Evelyn Prentice (1934)

Evelyn Prentice follows that time-honored tradition of having a comedy team appear in a dramatic vehicle where the most drama you get is in just how bad they are when they are trying to be deadly serious. This domestic/courtroom melodrama is certainly deadly in every aspect of its execution right down to the irritating little kid who gets trotted out whenever they want to make a point about how much the dad is neglecting his family or how mommy should own up to killing the guy she started running around with just because dad was neglecting the family.

William Powell and Myrna Loy, arguably the best duo of the sophisticated comedies of the nineteen thirties (Libeled Lady, Double Wedding, The Thin Man series) look entirely disinterested in every thing that transpires here as they sluggishly shamble somnambulantly through their roles as John and Evelyn Prentice, a well heeled couple who encounters problems once they start to drift apart.

John is a criminal defense attorney who works all hours of the day in an effort to get the likes of Nancy Harrison (Rosalind Russell) off a manslaughter rap. Evelyn is his devoted (at least initially) wife whose whole life is getting ruined because John is out busting his ass trying to make a decent living so that her lazy ass can sit around all day gabbing with her friend Amy (Una Merkle) about mixed drinks and no-talent poets.

Once Nancy’s trial is finished, John is rushing off to Boston and guess who he runs into on this train? Nancy! There’s a hug and that’s all we see. I think I was supposed to assume that they were having an affair, but in a nod to one of this movie’s great failures, this plot point was underdeveloped and I wasn’t quite sure what they did.

You’ll notice this sort of thing throughout the movie – this half-baked way everything is developed. It’s like a sketch of a story. Certainly a lot of that could be chalked up to the film’s quite abbreviated 78 minute long running time, but even there the director is so inept that the film still seems to just crawl.

Proving the old adage that the only slime a woman finds attractive is the slime she isn’t currently married to, Evelyn starts having an affair with a smooth operator named Larry Kennard. Sacrificing another opportunity for dramatic conflict or something resembling interest, this guy is instantly unlikable and the only people who can’t see that are Evelyn and her buddy Amy.

He tells his friend that he’s trying to hook up with this rich woman so that she’ll come across with some money so they can put on a play. His girlfriend gets mad and tells him that if he ever thinks about leaving her she’ll shoot him and frame up some broad to take the fall. Maybe she doesn’t say those exact words, but you can practically read it in her vacant, vaguely conscious stare. (Was everyone in this movie on barbiturates?)

It isn’t long before Evelyn gets a watch in the mail that was left in her husband’s train car that clues her in that there is something going between John and Nancy.

Evelyn decides to kill time in between bouts of hating her husband by seeing this Larry fellow once or twice and writing him letters that were worded in such a way that they could suggest a deeper relationship than they really had.

A six month vacation to Europe is quickly arranged for the Prentice family, but then Larry calls up trying to blackmail Evelyn with the three letters she sent him.
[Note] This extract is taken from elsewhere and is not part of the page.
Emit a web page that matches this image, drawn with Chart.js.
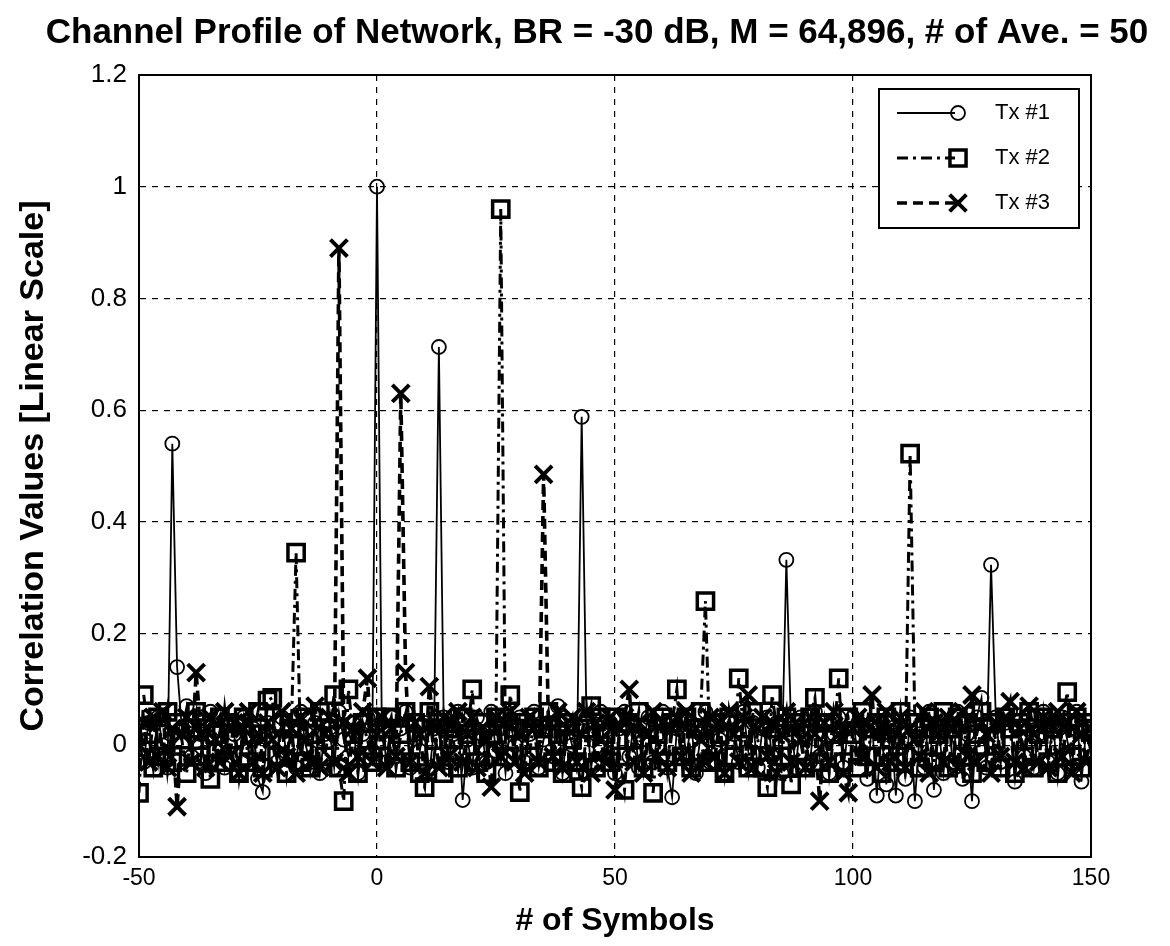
<!DOCTYPE html>
<html>
<head>
<meta charset="utf-8">
<script src="https://cdn.jsdelivr.net/npm/chart.js@4.4.1/dist/chart.umd.min.js"></script>
<style>
  html, body { margin: 0; padding: 0; background: #fff; }
  #wrap { width: 1170px; height: 946px; }
</style>
</head>
<body>
<div id="wrap"><canvas id="myChart" width="1170" height="946"></canvas></div>
<script>
// symbol index runs -50 .. 150
var symbolStart = -50;

var tx1 = [
  0.01, -0.03, 0.04, -0.02, 0.05, 0.00, -0.04, 0.54, 0.14, 0.03,
  0.07, -0.02, 0.05, 0.02, -0.05, 0.06, -0.01, 0.03, -0.04, 0.04,
  0.02, -0.05, 0.05, -0.01, 0.03, -0.06, -0.084, 0.04, 0.01, -0.03,
  0.05, -0.02, 0.03, -0.04, 0.06, 0.00, -0.03, 0.04, -0.05, 0.02,
  0.03, -0.04, 0.06, 0.01, -0.02, 0.04, -0.05, 0.02, 0.05, -0.01,
  1.00, 0.04, -0.03, 0.05, -0.02, 0.03, 0.06, -0.04, 0.02, -0.01,
  0.04, -0.05, 0.03, 0.713, 0.05, -0.03, 0.02, 0.06, -0.098, 0.01,
  -0.04, 0.05, 0.02, -0.03, 0.06, -0.01, 0.03, -0.05, 0.04, 0.00,
  0.05, -0.03, 0.02, 0.06, -0.04, 0.01, 0.04, -0.02, 0.07, -0.05,
  0.03, 0.00, -0.03, 0.588, 0.05, -0.04, 0.02, 0.06, -0.02, 0.04,
  -0.05, 0.03, 0.06, -0.02, 0.04, -0.04, 0.01, 0.05, -0.03, 0.02,
  0.06, -0.04, -0.093, 0.03, 0.05, -0.02, 0.04, -0.05, 0.02, 0.06,
  -0.03, 0.04, 0.01, -0.05, 0.05, 0.02, -0.03, 0.06, -0.01, 0.04,
  -0.04, 0.03, 0.05, -0.02, 0.04, -0.05, 0.332, 0.03, -0.04, 0.05,
  0.01, -0.03, 0.06, -0.02, 0.04, -0.05, 0.02, 0.05, -0.04, 0.03,
  0.05, -0.02, 0.03, -0.06, 0.04, -0.09, 0.02, -0.07, 0.04, -0.09,
  0.03, -0.06, 0.05, -0.10, 0.02, -0.04, 0.06, -0.08, 0.03, -0.05,
  0.04, -0.03, 0.06, -0.06, 0.02, -0.10, 0.05, 0.085, -0.04, 0.323,
  0.05, -0.03, 0.04, 0.06, -0.065, 0.03, -0.02, 0.05, -0.04, 0.02,
  0.06, -0.03, 0.04, -0.05, 0.05, 0.01, -0.04, 0.06, -0.065, 0.03,
  -0.02
];

var tx2 = [
  -0.085, 0.09, 0.02, -0.04, 0.05, -0.02, 0.06, -0.03, 0.04, 0.01,
  -0.05, 0.03, 0.06, -0.02, 0.04, -0.06, 0.02, 0.05, -0.03, 0.04,
  0.01, -0.05, 0.05, -0.03, 0.02, 0.06, -0.04, 0.08, 0.085, -0.02,
  0.04, -0.05, 0.03, 0.345, -0.03, 0.05, -0.04, 0.02, 0.06, -0.02,
  0.03, 0.09, -0.04, -0.10, 0.10, 0.02, -0.05, 0.04, 0.01, -0.03,
  0.05, -0.02, 0.03, 0.05, -0.04, 0.02, 0.06, -0.03, 0.04, -0.05,
  -0.075, 0.06, -0.02, 0.04, -0.05, 0.03, 0.01, -0.04, 0.05, 0.02,
  0.10, -0.03, 0.04, -0.05, 0.02, 0.05, 0.96, -0.02, 0.09, 0.03,
  -0.084, 0.04, -0.02, 0.05, -0.04, 0.03, 0.06, -0.03, 0.02, -0.05,
  0.04, 0.01, -0.03, -0.075, 0.03, 0.07, -0.04, 0.05, 0.02, -0.03,
  0.05, -0.02, -0.08, 0.04, 0.01, 0.06, -0.04, 0.03, -0.085, 0.02,
  0.05, -0.03, 0.04, 0.10, -0.02, 0.05, -0.04, 0.03, 0.06, 0.258,
  -0.03, 0.04, 0.02, -0.05, 0.05, -0.02, 0.12, 0.03, -0.04, 0.06,
  0.01, -0.04, -0.075, 0.09, 0.03, -0.02, 0.05, -0.07, 0.04, 0.02,
  -0.04, 0.05, 0.085, -0.03, 0.04, -0.05, 0.02, 0.12, -0.03, 0.05,
  0.02, -0.04, 0.06, -0.02, 0.03, 0.04, -0.05, 0.05, 0.01, -0.03,
  0.06, -0.02, 0.522, 0.04, -0.04, 0.03, 0.05, -0.03, 0.02, 0.06,
  -0.04, 0.03, 0.05, -0.02, 0.04, -0.05, 0.02, 0.06, -0.03, 0.04,
  0.01, -0.04, 0.05, 0.03, -0.05, 0.04, -0.02, 0.06, -0.04, 0.02,
  0.05, -0.03, 0.03, -0.05, 0.04, 0.095, -0.02, 0.05, -0.04, 0.03,
  0.04
];

var tx3 = [
  0.00, 0.04, -0.03, 0.05, -0.02, 0.06, -0.04, 0.03, -0.11, 0.02,
  0.05, -0.03, 0.13, 0.02, -0.04, 0.05, 0.01, -0.03, 0.06, -0.02,
  0.04, -0.05, 0.03, 0.06, -0.03, 0.02, -0.05, 0.04, 0.01, -0.04,
  0.06, -0.02, 0.03, -0.05, 0.05, 0.01, -0.03, 0.07, -0.04, 0.02,
  0.05, -0.03, 0.89, 0.04, -0.05, 0.03, -0.02, 0.06, 0.12, -0.03,
  0.02, 0.05, -0.04, 0.03, -0.02, 0.63, 0.13, -0.03, 0.04, 0.02,
  -0.05, 0.105, 0.03, -0.04, 0.05, -0.02, 0.04, 0.06, -0.03, 0.02,
  0.05, -0.04, 0.03, 0.01, -0.075, 0.05, -0.02, 0.04, 0.06, -0.03,
  0.02, -0.05, 0.05, 0.03, -0.03, 0.485, 0.04, -0.02, 0.06, -0.04,
  0.03, 0.05, -0.03, 0.02, 0.06, -0.05, 0.04, 0.01, -0.03, 0.05,
  -0.08, 0.03, 0.05, 0.10, -0.03, 0.04, -0.05, 0.02, 0.06, -0.02,
  0.04, -0.04, 0.03, 0.05, -0.02, 0.06, -0.05, 0.03, 0.01, -0.03,
  0.05, -0.02, 0.04, -0.05, 0.06, 0.02, -0.03, 0.05, 0.09, -0.04,
  0.03, 0.05, -0.02, 0.04, -0.05, 0.02, 0.06, -0.03, 0.04, 0.01,
  -0.04, 0.05, 0.02, -0.10, 0.04, -0.03, 0.06, 0.02, -0.05, -0.085,
  0.03, 0.05, -0.02, 0.04, 0.09, -0.04, 0.03, 0.06, -0.03, 0.02,
  0.05, -0.04, 0.03, 0.01, -0.02, 0.06, -0.05, 0.04, 0.02, -0.03,
  0.05, 0.03, -0.04, 0.06, -0.02, 0.09, -0.03, 0.04, 0.02, -0.05,
  0.04, -0.02, 0.05, 0.078, -0.03, 0.03, -0.04, 0.07, 0.02, -0.03,
  0.05, -0.04, 0.03, 0.06, -0.02, 0.04, -0.05, 0.06, 0.02, -0.03,
  0.03
];

var seriesNames = ['Tx #1', 'Tx #2', 'Tx #3'];
var xTicks = [-50, 0, 50, 100, 150];
var yTicks = [-0.2, 0, 0.2, 0.4, 0.6, 0.8, 1, 1.2];
var chartTitle = 'Channel Profile of Network, BR = -30 dB, M = 64,896, # of Ave. = 50';

function toPoints(arr) {
  return arr.map(function (v, i) { return { x: symbolStart + i, y: v }; });
}

var styles = [
  { dash: [], width: 1.8, point: 'circle', radius: 7, pw: 1.8 },
  { dash: [11, 5, 3, 5], width: 3, point: 'rect', radius: 11.5, pw: 3.5 },
  { dash: [10, 6], width: 3.6, point: 'crossRot', radius: 12, pw: 4 }
];

// title, frame round the plot, legend box inside the top-right corner
var framePlugin = {
  id: 'frame',
  afterDraw: function (chart) {
    var c = chart.ctx, a = chart.chartArea;
    c.save();
    c.fillStyle = '#000';
    c.font = 'bold 35px "Liberation Sans", Arial';
    c.textAlign = 'center';
    c.textBaseline = 'middle';
    c.fillText(chartTitle, 597, 33);
    c.textAlign = 'left';

    c.strokeStyle = '#000';
    c.lineWidth = 2;
    c.setLineDash([]);
    c.strokeRect(a.left, a.top, a.right - a.left, a.bottom - a.top);

    var bx = 879, by = 89, bw = 200, bh = 139;
    c.fillStyle = '#fff';
    c.fillRect(bx, by, bw, bh);
    c.lineWidth = 2;
    c.strokeRect(bx, by, bw, bh);
    c.font = '22px "Liberation Sans", Arial';
    for (var i = 0; i < 3; i++) {
      var s = styles[i], y = by + 24 + i * 45;
      c.strokeStyle = '#000';
      c.lineWidth = s.width;
      c.setLineDash(s.dash);
      c.beginPath();
      c.moveTo(897, y);
      c.lineTo(955, y);
      c.stroke();
      c.setLineDash([]);
      c.lineWidth = s.pw;
      var mx = 958, r = s.radius * 0.7;
      c.beginPath();
      if (s.point === 'circle') {
        c.arc(mx, y, s.radius, 0, Math.PI * 2);
      } else if (s.point === 'rect') {
        c.rect(mx - r, y - r, 2 * r, 2 * r);
      } else {
        c.moveTo(mx - r, y - r); c.lineTo(mx + r, y + r);
        c.moveTo(mx + r, y - r); c.lineTo(mx - r, y + r);
      }
      c.stroke();
      c.fillStyle = '#000';
      c.fillText(seriesNames[i], 995, y);
    }
    c.restore();
  }
};

var ctx = document.getElementById('myChart').getContext('2d');
var data = [tx1, tx2, tx3];

var myChart = new Chart(ctx, {
  type: 'line',
  data: {
    datasets: data.map(function (arr, i) {
      var s = styles[i];
      return {
        label: seriesNames[i],
        data: toPoints(arr),
        borderColor: '#000',
        backgroundColor: 'rgba(0,0,0,0)',
        borderWidth: s.width,
        borderDash: s.dash,
        pointStyle: s.point,
        pointRadius: s.radius,
        pointBorderWidth: s.pw,
        pointBorderColor: '#000',
        pointBackgroundColor: 'rgba(0,0,0,0)',
        tension: 0,
        order: 3 - i
      };
    })
  },
  options: {
    responsive: false,
    devicePixelRatio: 1,
    animation: false,
    layout: { padding: { left: 0, right: 79, top: 75, bottom: 0 } },
    plugins: {
      legend: { display: false },
      tooltip: { enabled: false },
      title: { display: false }
    },
    scales: {
      x: {
        type: 'linear',
        min: -50,
        max: 150,
        afterBuildTicks: function (s) { s.ticks = xTicks.map(function (v) { return { value: v }; }); },
        afterFit: function (s) { s.height = 946 - 857; },
        grid: { color: '#000', lineWidth: 1.2, drawTicks: false },
        border: { display: true, color: '#000', width: 2, dash: [6, 6] },
        ticks: { color: '#000', padding: 8, maxRotation: 0, font: { family: '"Liberation Sans", Arial', size: 23 } },
        title: {
          display: true, text: '# of Symbols', color: '#000',
          font: { family: '"Liberation Sans", Arial', size: 32, weight: 'bold' },
          padding: { top: 0, bottom: 6 }
        }
      },
      y: {
        min: -0.2,
        max: 1.2,
        afterBuildTicks: function (s) { s.ticks = yTicks.map(function (v) { return { value: v }; }); },
        afterFit: function (s) { s.width = 139; },
        grid: { color: '#000', lineWidth: 1.2, drawTicks: false },
        border: { display: true, color: '#000', width: 2, dash: [6, 6] },
        ticks: {
          color: '#000', padding: 12,
          font: { family: '"Liberation Sans", Arial', size: 26 },
          callback: function (v) { return String(Math.round(v * 10) / 10); }
        },
        title: {
          display: true, text: 'Correlation Values [Linear Scale]', color: '#000',
          font: { family: '"Liberation Sans", Arial', size: 34, weight: 'bold' },
          padding: { top: 13, bottom: 0 }
        }
      }
    }
  },
  plugins: [framePlugin]
});
</script>
</body>
</html>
That’s how dated this movie is. Can you imagine anyone today being blackmailed about anything based on three letters? Shoot, we’ve had a president commit sodomy with a cigar and they couldn’t get a dime out of that guy!

Larry ends up getting himself shot and since we saw Evelyn pointing a gun at him we can only assume that somehow or other Larry’s girlfriend really did the shooting and that ironies of ironies, it will be John representing her!

Thus the completely unbelievable finale is set up that has John calling his own client to the stand, obviously without consulting her ahead of time, in an effort to unmask her as the real killer. This, after his own wife has taken the stand and admitted to killing Larry!

Did I mention that even though John knew this would exonerate his client, that he was objecting to the testimony? What would his grounds be? And why did the judge overrule the prosecutor’s motion to dismiss the charge against Larry’s girlfriend once he heard Evelyn confess?

Well, it turns out the joke was on me regarding that, because wouldn’t you know it, but once John gets done cross examining his own wife and then cross examines his own client he establishes that his wife was in fact innocent and that his client was guilty!

But then, just to show you what a great legal mind John has, he turns it up a notch in his closing and argues that his client, who he just established lied all along about her role in things is not guilty because Larry deserved it! Somehow, he shoehorns in a self-defense claim and demands that the jury find Larry guilty by finding his client not guilty!

I suppose that this funhouse mirror version of criminal law has to be seen to be adequately appreciated (or not appreciated if you care at all about attorneys behaving in an ethical fashion) and I can’t really think of any other reason you should go looking for this movie. It’s really a painful experience watching Powell and Loy slogging through this thing barely cracking a smile or a quip for the duration.